The 8-week Medicine Inpatient Clerkship is divided into two four-week rotations. All students will spend at least one of these rotations at UNC Hospitals in Chapel Hill. The majority of students will spend the other rotation at one of the following AHEC sites: Carolinas Medical Center (Charlotte AHEC), Moses H. Cone Memorial Hospital (Greensboro AHEC), WakeMed Health and Hospitals (Wake AHEC) or New Hanover Regional Medical Center (South East AHEC).

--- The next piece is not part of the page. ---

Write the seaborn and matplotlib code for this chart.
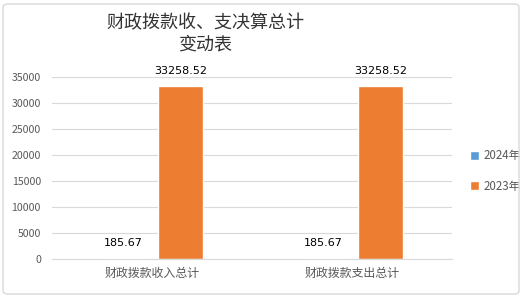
import matplotlib
matplotlib.use("Agg")
import matplotlib.pyplot as plt
import seaborn as sns
import pandas as pd
from matplotlib.patches import FancyBboxPatch

categories = ["财政拨款收入总计", "财政拨款支出总计"]
years = ["2024年", "2023年"]
values_2024 = [185.67, 185.67]
values_2023 = [33258.52, 33258.52]
yticks = [0, 5000, 10000, 15000, 20000, 25000, 30000, 35000]
title = "财政拨款收、支决算总计\n变动表"
colors = ["#5B9BD5", "#ED7D31"]

df = pd.DataFrame({
    "类别": categories * 2,
    "年份": [years[0]] * 2 + [years[1]] * 2,
    "值": values_2024 + values_2023,
})

sns.set_theme(style="white")
plt.rcParams['font.family'] = ['Noto Sans CJK SC', 'DejaVu Sans']

fig = plt.figure(figsize=(5.26, 2.97), dpi=100)
ax = fig.add_axes([52/526, 1-259/297, 400/526, 182/297])

sns.barplot(data=df, x="类别", y="值", hue="年份", hue_order=years,
            palette=colors, width=0.575, gap=0.217, ax=ax, legend=True,
            saturation=1)

ax.set_ylim(0, 35000)
ax.set_xlim(-0.5, 1.5)
ax.set_yticks(yticks)
ax.set_yticklabels([str(t) for t in yticks], fontsize=7.6, color="#595959")
ax.tick_params(axis='x', labelsize=8.6, colors="#595959", length=0, pad=6)
ax.tick_params(axis='y', length=0, pad=8)
ax.yaxis.grid(True, color="#D9D9D9", linewidth=0.8)
ax.set_axisbelow(True)
for s in ["top", "right", "left"]:
    ax.spines[s].set_visible(False)
ax.spines["bottom"].set_color("#D9D9D9")
ax.spines["bottom"].set_linewidth(0.8)
ax.set_xlabel("")
ax.set_ylabel("")

for cont in ax.containers:
    labels = [f"{v:.2f}" for v in cont.datavalues]
    ax.bar_label(cont, labels=labels, padding=7, fontsize=8, color="black",
                 family=['DejaVu Sans'])

handles, labs = ax.get_legend_handles_labels()
ax.legend(handles, labs, loc="center left", bbox_to_anchor=(460/526, 1-171/297),
          bbox_transform=fig.transFigure, frameon=False, fontsize=8.3,
          handlelength=0.75, handleheight=0.75, handletextpad=0.35,
          labelspacing=1.5, labelcolor="#595959")

fig.text(205/526, 1-34/297, title, ha="center", va="center", fontsize=13,
         color="#333333", linespacing=1.25)

border = FancyBboxPatch((3/526, 3/297), 516/526, 290/297,
                        boxstyle="round,pad=0,rounding_size=0.01",
                        transform=fig.transFigure, fill=False,
                        edgecolor="#D9D9D9", linewidth=1)
fig.patches.append(border)

fig.savefig("out.png", dpi=100)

The overall goal of the UNC Internal Medicine Clerkships (inpatient and outpatient) is to have all students develop a comprehensive approach to the evaluation and care of the adult medical patient. During the inpatient clerkship, students will continue to improve their ability to obtain, record, analyze and communicate clinical information. More specifically, it is expected that all students, by the end of the inpatient clerkship will be able:
- to obtain an accurate, comprehensive history from the patient
- to perform a rational, thorough physical exam
- to, when appropriate, focus the history and physical exam to the patient's active issues
- to order basic laboratory and radiologic studies as appropriate and to know how to interpret the results of these studies
- to use information from the history, physical examination and initial laboratory data to create a problem list
- to recognize and prioritize the issues in the problem list that need attention and to generate a differential diagnosis for each active problem
- to use information from the history, physical examination and initial laboratory data, along with the problem list and differential diagnoses, to generate a patient-oriented assessment that includes a diagnostic and therapeutic plan for each of the patient's active problems
- to record in writing, and present orally, the results of the complete history and physical examination (including assessment and plan) in a systematic, concise and coherent manner
- to use the medical literature to understand the natural history of diseases and to help plan therapy that addresses the pathophysiology of these diseases
- to integrate clinical reasoning skills with an ever increasing knowledge base
- to continue to develop and use the skills of self-directed learning
- to have fun. You (the student) are embarking on a lifelong learning process. If you are not enjoying yourself, something is wrong. Please discuss your thoughts with your attending or with the Clerkship Director. We are all here to help.
The patients the students meet on the wards and in the clinics should be the focus for the development of these skills; the students' contact with the patients is the center of the curriculum.
Students can monitor their progress by utilizing the RIME framework and by asking for formative evaluation from their residents and attendings.